Saridkel is an ancient site located in the Khunti district of the Indian state of Jharkhand. Ruins of burnt brick houses are found on the site, along with redware pottery, copper tools, coins, gold earrings and iron tools. Well-fortified buildings suggest that it was probably a royal house or monastery of the 1st or 2nd century CE.

==History==
The British discovered Saridkel, and found burnt brick, water tanks, pottery, coins, cooper and iron tools. They discovered urn burials with copper and gold ornaments in Khuntitola village near the site. They found the ruins of a stone Shiva temple, Shiva linga and a stone bull in a nearby village. The gold coin was of Huvishka type. Sarat Chandra Roy investigated it in 1915. He found redware potsherds, ancient bricks, copper hooks, rods, coins, iron arrow heads, chisels, nails and ploughshares, gold ear ornaments and stone beads on the site. Ancient sites are located around the 20 villages in the region, such as Khunti tola and Kunjala. The sites of Kunjala exhibited redware pottery with coarse fabric, and the urn burial in Khunti tola exhibited red ware pottery with coarse fabric, copper and iron tools. Roy called it an Asura fort. Amalananda Ghosh visited the site in 1944. Brahmi inscriptions were found that date to 3rd century BCE.

==Excavations==
Saridkel site was excavated in 2004. It revealed two settlement periods that belonged to the same culture. Early settlements had use of baked bricks, charcoal, iron slag and sand, suggesting iron smelting. Period II suggested building activities. Walls were found with the use of backing bricks of size 41 x 26 x 7 cm on the periphery of mounds aligned with the river to protect the settlement. Wheels made pottery found and characterized by coarse fabric with thick section and red colour. The pottery was of redware, and grey, black, and red slipware. The ledged lid, flat-based bowl, sprinkler, and incised decorated design suggest a Kushan influence.

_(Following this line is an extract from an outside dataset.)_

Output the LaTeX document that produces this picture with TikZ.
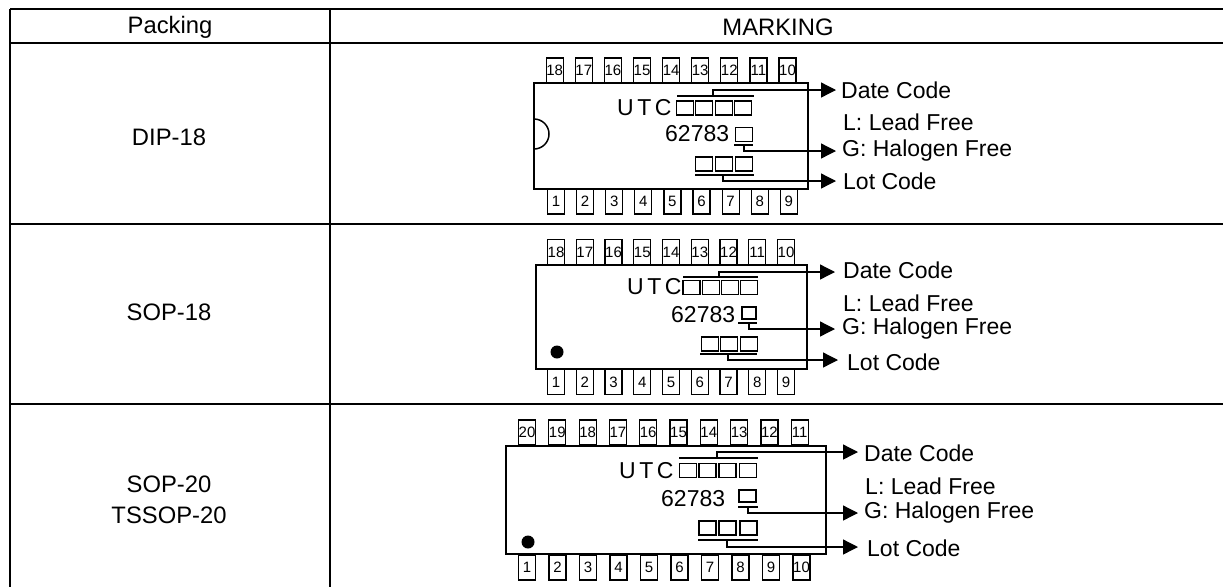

Iron objects with large iron slags were found. Copper objects, hooks and rods, clay sealings, copper coins, terracotta, hop-scotches, terracotta human and animal figurines, beads of chalcedony, agate and carnelian and a two-legged saddle quern were found. A Sivalinga and Yoni was also discovered. The carbon dating of these materials gave dates of 20 BC to 100 AD. Well-fortified buildings suggest it was probably a royal house or monastery belonging to the 1st or 2nd century CE.

Excavation at Urn burial sites in Khuntitola exhibited red ware pottery with coarse fabrics, copper ornaments and beads of stone and copper. A tiny metal sculpture of a man with two bulls was also discovered. Excavation at Kunjala exhibited burnt bricks of 22 x 6 cm and 44 x 23 x 5.5 cm length and buildings of four rooms. The largest room was 5 x 4 x 0.15 meters and the smallest was 2.5 meters with a veranda. Red ware pottery with coarse fabrics and terracotta red in colour was found. It dated to the early centuries CE.